***** LISTED ENTRIES *****

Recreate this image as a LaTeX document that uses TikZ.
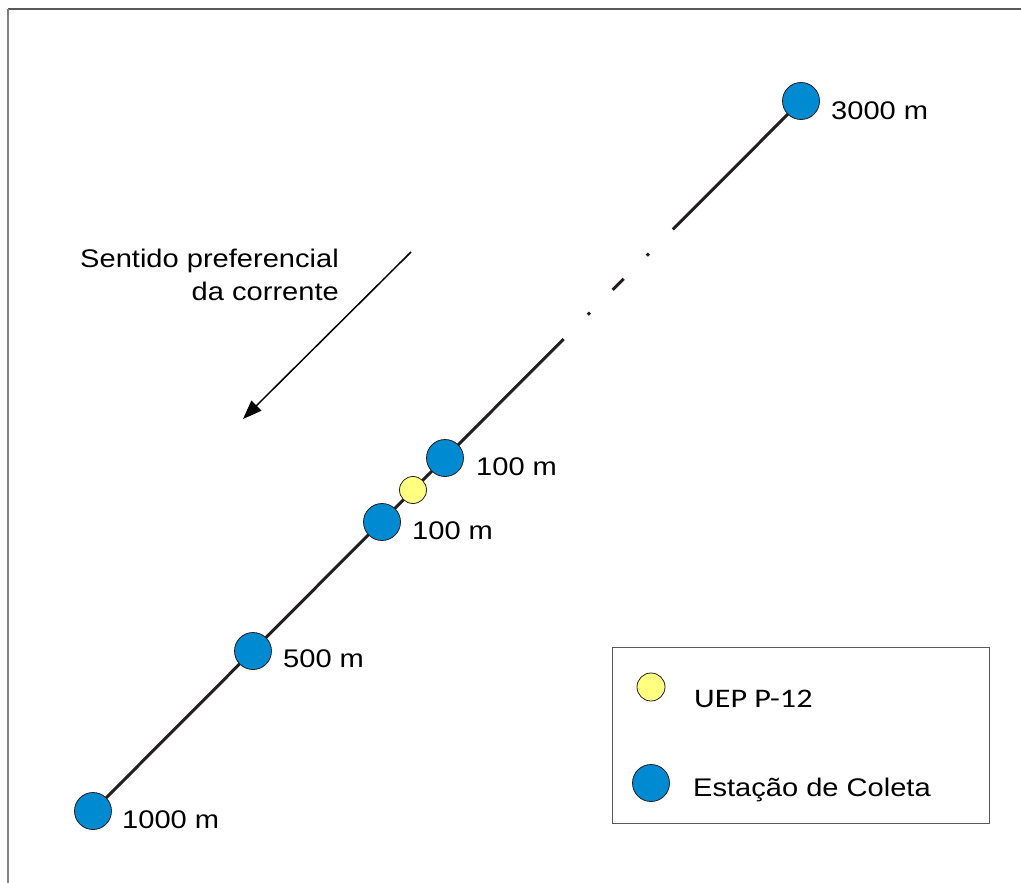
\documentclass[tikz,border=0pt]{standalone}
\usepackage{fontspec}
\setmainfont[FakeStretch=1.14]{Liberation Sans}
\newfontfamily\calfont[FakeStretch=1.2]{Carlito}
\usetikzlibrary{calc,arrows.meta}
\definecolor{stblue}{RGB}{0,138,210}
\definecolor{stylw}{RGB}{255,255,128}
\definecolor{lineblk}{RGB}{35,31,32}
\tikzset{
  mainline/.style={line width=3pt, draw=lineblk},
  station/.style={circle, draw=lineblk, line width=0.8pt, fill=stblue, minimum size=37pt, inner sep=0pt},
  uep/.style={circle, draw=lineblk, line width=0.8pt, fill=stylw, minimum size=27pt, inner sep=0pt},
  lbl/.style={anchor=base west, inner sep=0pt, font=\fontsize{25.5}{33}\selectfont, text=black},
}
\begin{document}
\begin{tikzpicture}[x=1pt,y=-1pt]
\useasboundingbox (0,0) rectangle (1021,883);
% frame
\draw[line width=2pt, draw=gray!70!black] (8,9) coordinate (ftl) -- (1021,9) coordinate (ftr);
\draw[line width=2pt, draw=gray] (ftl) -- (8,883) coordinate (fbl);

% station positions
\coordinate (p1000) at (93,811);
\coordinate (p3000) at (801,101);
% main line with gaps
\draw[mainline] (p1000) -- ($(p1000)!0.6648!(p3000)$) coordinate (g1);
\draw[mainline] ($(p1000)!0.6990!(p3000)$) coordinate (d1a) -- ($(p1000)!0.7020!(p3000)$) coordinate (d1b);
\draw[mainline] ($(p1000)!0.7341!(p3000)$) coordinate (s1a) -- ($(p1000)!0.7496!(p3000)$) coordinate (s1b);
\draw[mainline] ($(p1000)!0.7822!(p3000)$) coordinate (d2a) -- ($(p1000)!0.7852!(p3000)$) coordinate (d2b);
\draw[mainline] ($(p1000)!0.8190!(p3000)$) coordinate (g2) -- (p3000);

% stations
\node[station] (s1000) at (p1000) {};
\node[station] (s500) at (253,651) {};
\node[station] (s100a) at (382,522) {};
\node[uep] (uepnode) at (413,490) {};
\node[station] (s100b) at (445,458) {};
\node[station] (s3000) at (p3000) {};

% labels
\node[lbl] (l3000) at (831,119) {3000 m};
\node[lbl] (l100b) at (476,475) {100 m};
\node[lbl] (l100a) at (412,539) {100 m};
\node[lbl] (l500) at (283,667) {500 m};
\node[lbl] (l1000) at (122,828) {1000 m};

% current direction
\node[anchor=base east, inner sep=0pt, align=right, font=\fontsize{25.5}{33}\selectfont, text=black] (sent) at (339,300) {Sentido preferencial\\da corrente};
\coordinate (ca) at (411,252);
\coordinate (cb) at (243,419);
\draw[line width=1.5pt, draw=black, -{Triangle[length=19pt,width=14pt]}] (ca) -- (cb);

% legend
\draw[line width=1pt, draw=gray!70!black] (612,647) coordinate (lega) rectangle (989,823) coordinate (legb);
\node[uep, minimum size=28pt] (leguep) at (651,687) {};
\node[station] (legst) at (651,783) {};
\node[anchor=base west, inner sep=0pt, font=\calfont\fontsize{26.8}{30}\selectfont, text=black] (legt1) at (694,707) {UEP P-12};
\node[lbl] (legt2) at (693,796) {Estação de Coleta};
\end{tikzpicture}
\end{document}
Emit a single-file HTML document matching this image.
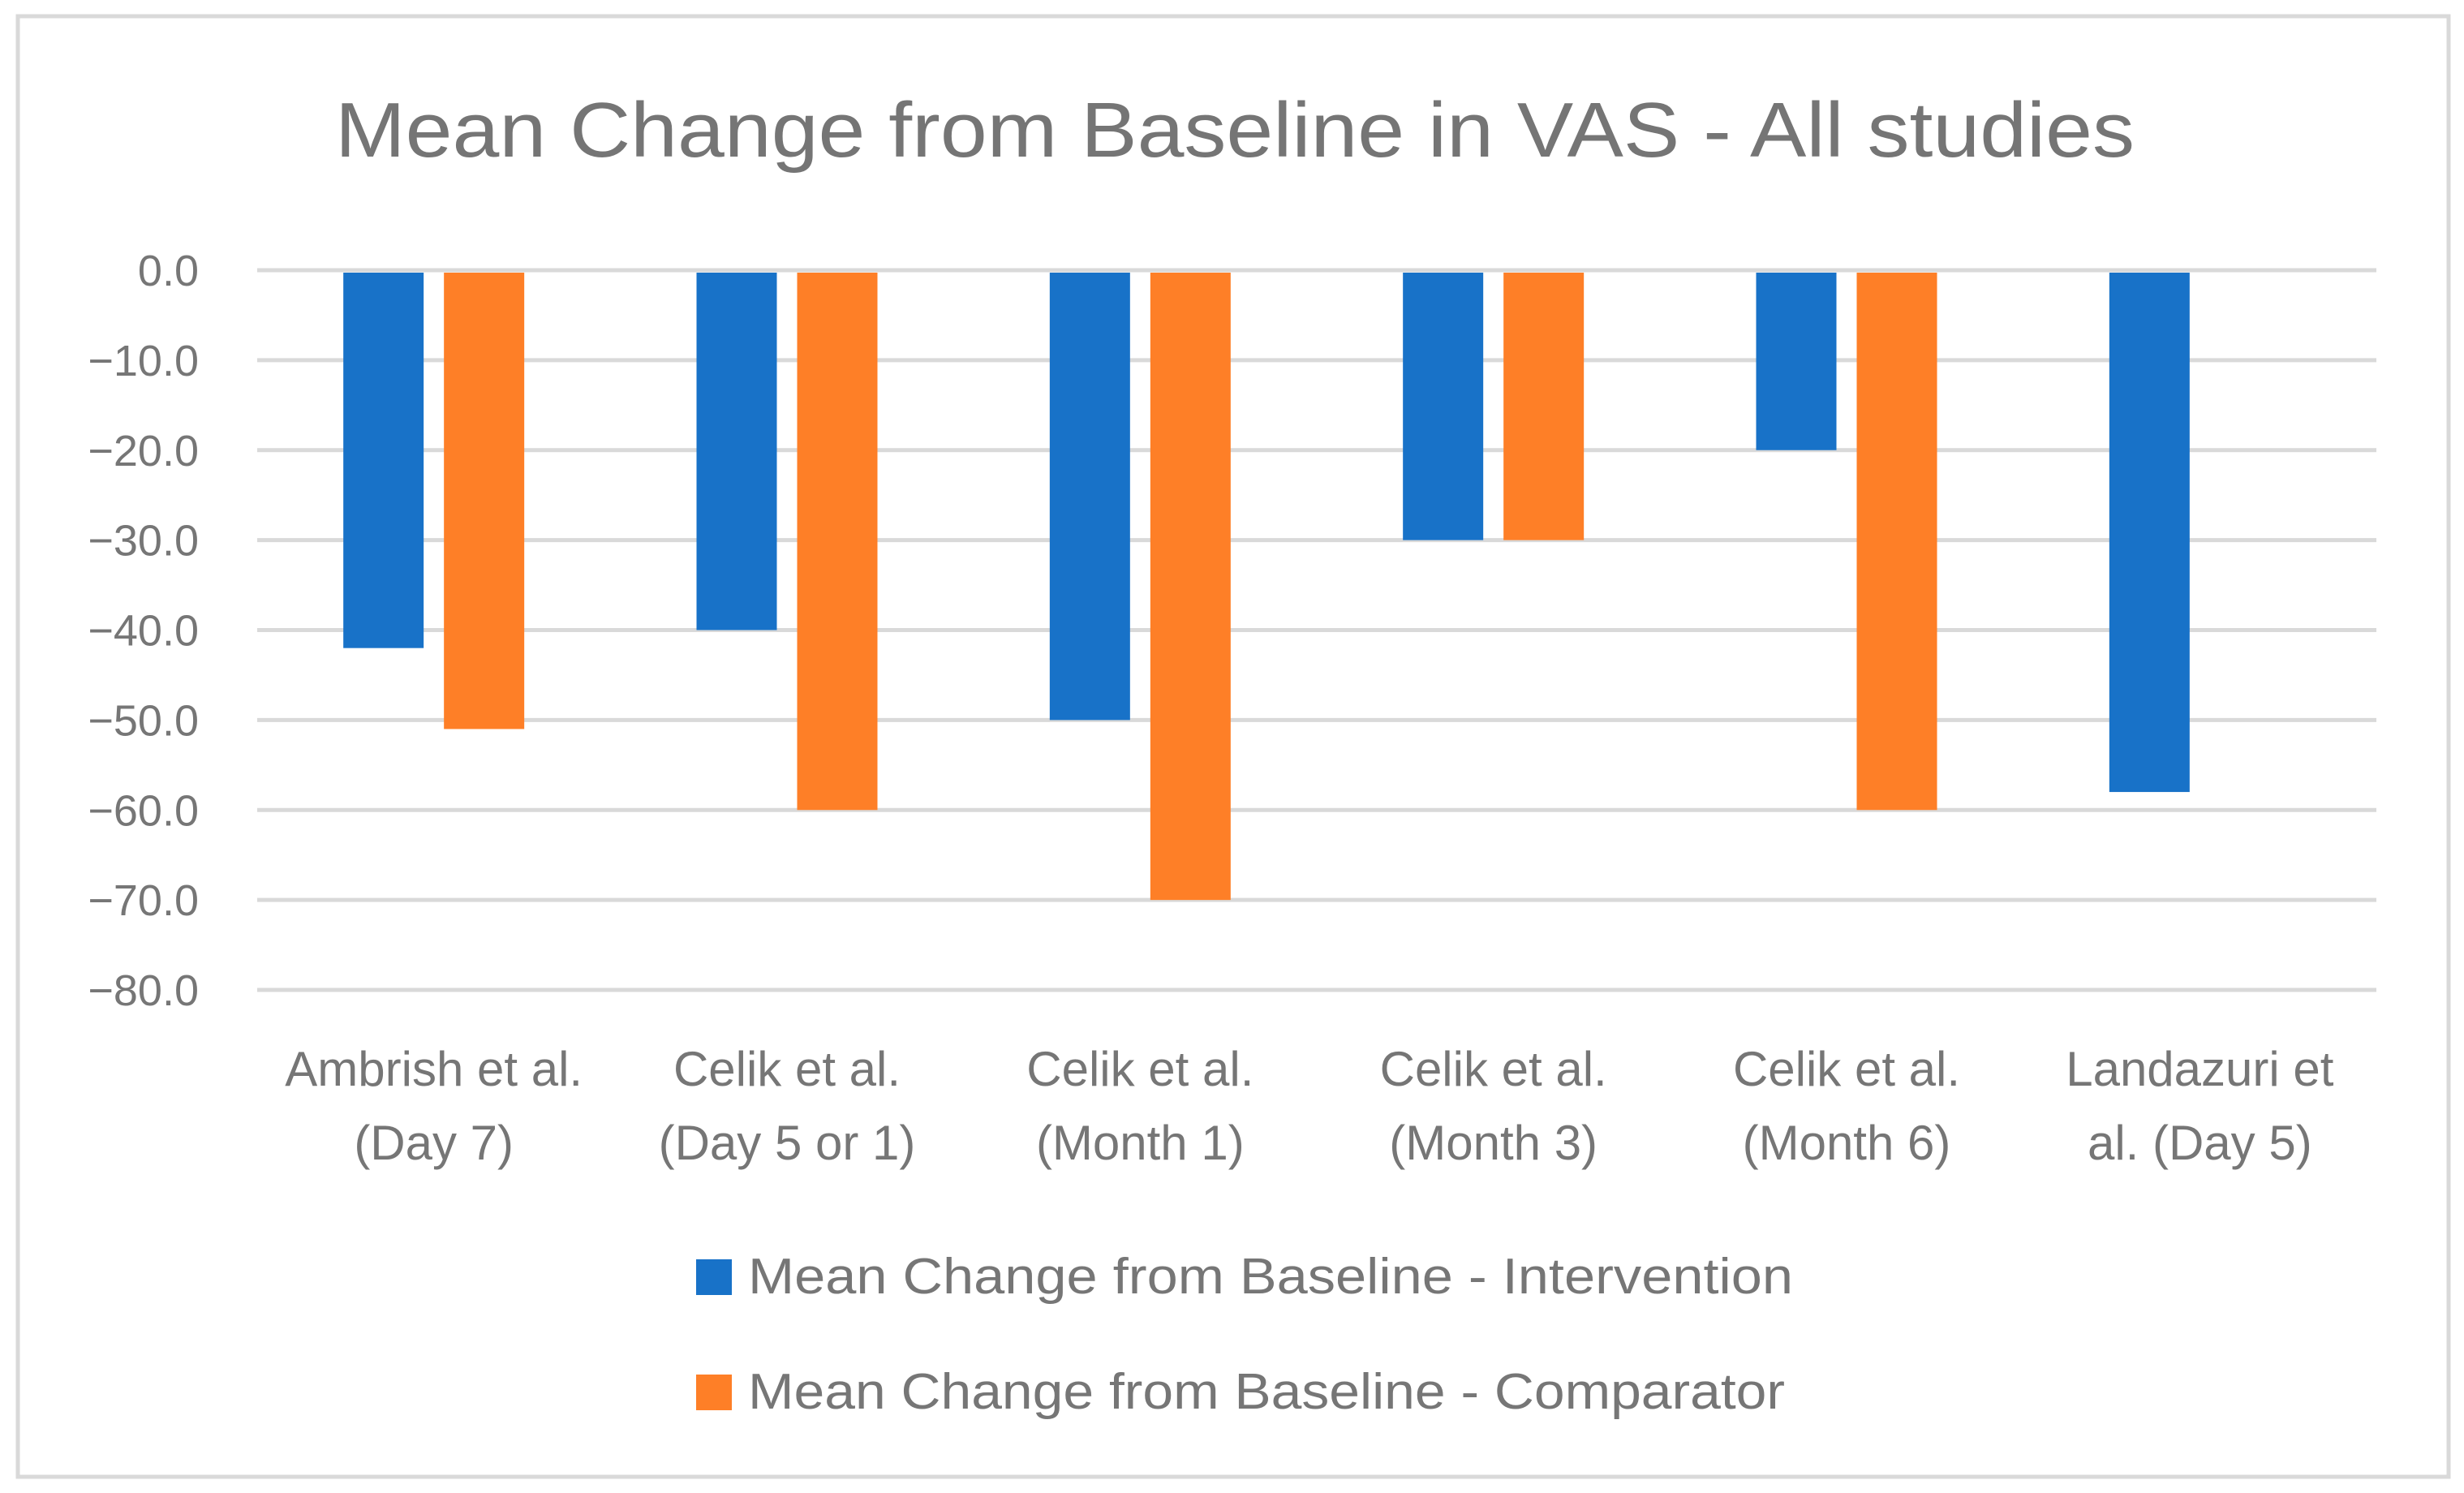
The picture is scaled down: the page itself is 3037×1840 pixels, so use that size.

*****

**REQUEST:** From the line that holds "Emit a single-file" to the last line of the records, please copy each line exactly and nothing else. Pictures stay out.

**SOLUTION TO THIS TASK:**
Emit a single-file HTML document matching this image.
The picture is scaled down: the page itself is 3037×1840 pixels, so use that size.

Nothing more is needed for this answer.